Los motivos de que un escritor como Galdós –que fue el máximo exponente del pensamiento progresista de su época, que encabezó la lista por Madrid de la coalición republicano-socialista por la que fue elegido diputado en 1910, que dos años después movilizó a toda la caverna para convencer a la Corona sueca de que un diputado republicano y socialista no podía ganar el Premio Nobel– haya permanecido durante tantas décadas en el desdeñoso olvido de la intelectualidad izquierdista nacional, merecerían un artículo mucho más largo que este. Arrumbado en un desván lleno de telarañas, bajo etiquetas tan injustas como chato, descuidado, ramplón, costumbrista y mal escritor, don Benito el Garbancero –como se dice que le llamaba Valle-Inclán, cuando en realidad lo hace Dorio de Gades, uno de los esperpénticos cráneos privilegiados a los que don Ramón ridiculiza en Luces de bohemia– acabó pareciendo, durante la Dictadura y la Transición, un escritor reaccionario de puro polvoriento.
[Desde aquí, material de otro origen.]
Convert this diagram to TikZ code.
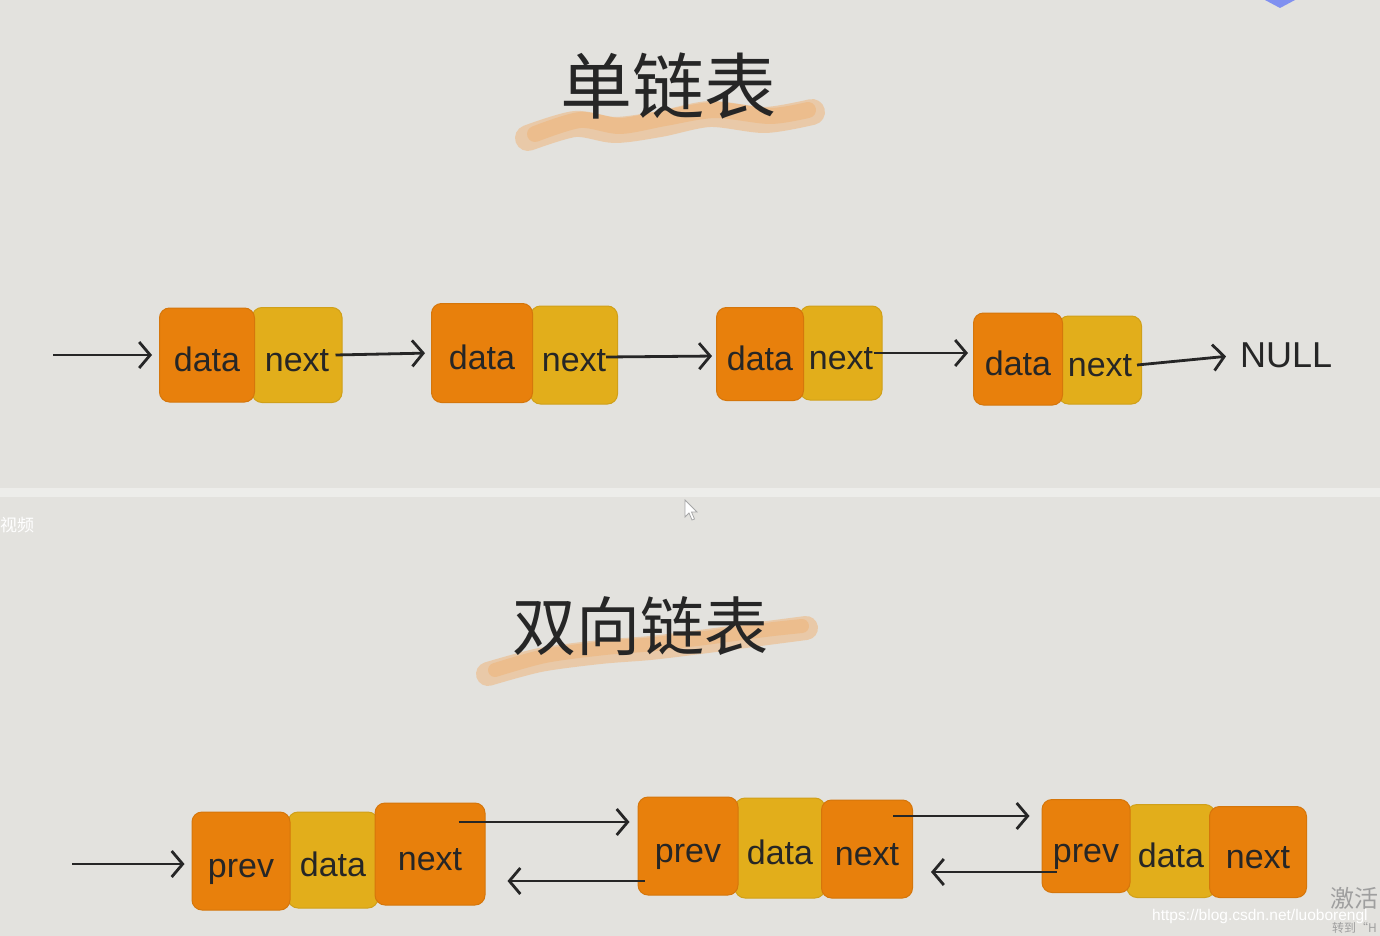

La mirada de Galdós sobre España fue combativa y escéptica, crítica y amorosa, tan cargada de razones para creer como fatigada del ejercicio de la fe
Ni siquiera la Generación del 27, los protagonistas de la Edad de Plata de la cultura española, lograron impedir esta profunda anomalía. Los republicanos que habían salido al exilio en 1939, siguieron amando España a través de Galdós. Lo dice Luis Cernuda en Díptico español, tal vez el homenaje más grandioso que jamás haya recibido un escritor. Luis Buñuel, que llegó a declarar que no reconocía otra influencia en su obra que la del autor de los Episodios, adaptó sus novelas al cine. Rafael Alberti y María Teresa León lo publicaron nada más llegar a Argentina. Y cuando Max Aub se propuso contar lo que había vivido entre 1936 y 1939, comprendió que ya existía un modelo, que sólo tenía que avanzar por un camino perfectamente trazado, que alguien le había enseñado todo lo que necesitaba saber para acometer ese proyecto.
El laberinto mágico, la serie de seis novelas en las que Aub cuenta la guerra civil desde abajo, alrededor de acontecimientos históricos reales, a través de la experiencia de personajes corrientes, mira a España desde el mismo lugar que escogió Galdós para contemplarla más de cincuenta años antes. Esa mirada combativa y escéptica, crítica y amorosa, tan cargada de razones para creer como fatigada del ejercicio de la fe, se puede resumir con las palabras que escogió Ángel González para titular en 1961 su segundo libro de poemas, Sin esperanza con convencimiento.
Pero lo más importante de todo lo que se puede decir acerca de los Episodios Nacionales es que con ellos Benito Pérez Galdós fundó una tradición. Y eso también lo sé yo mejor que nadie.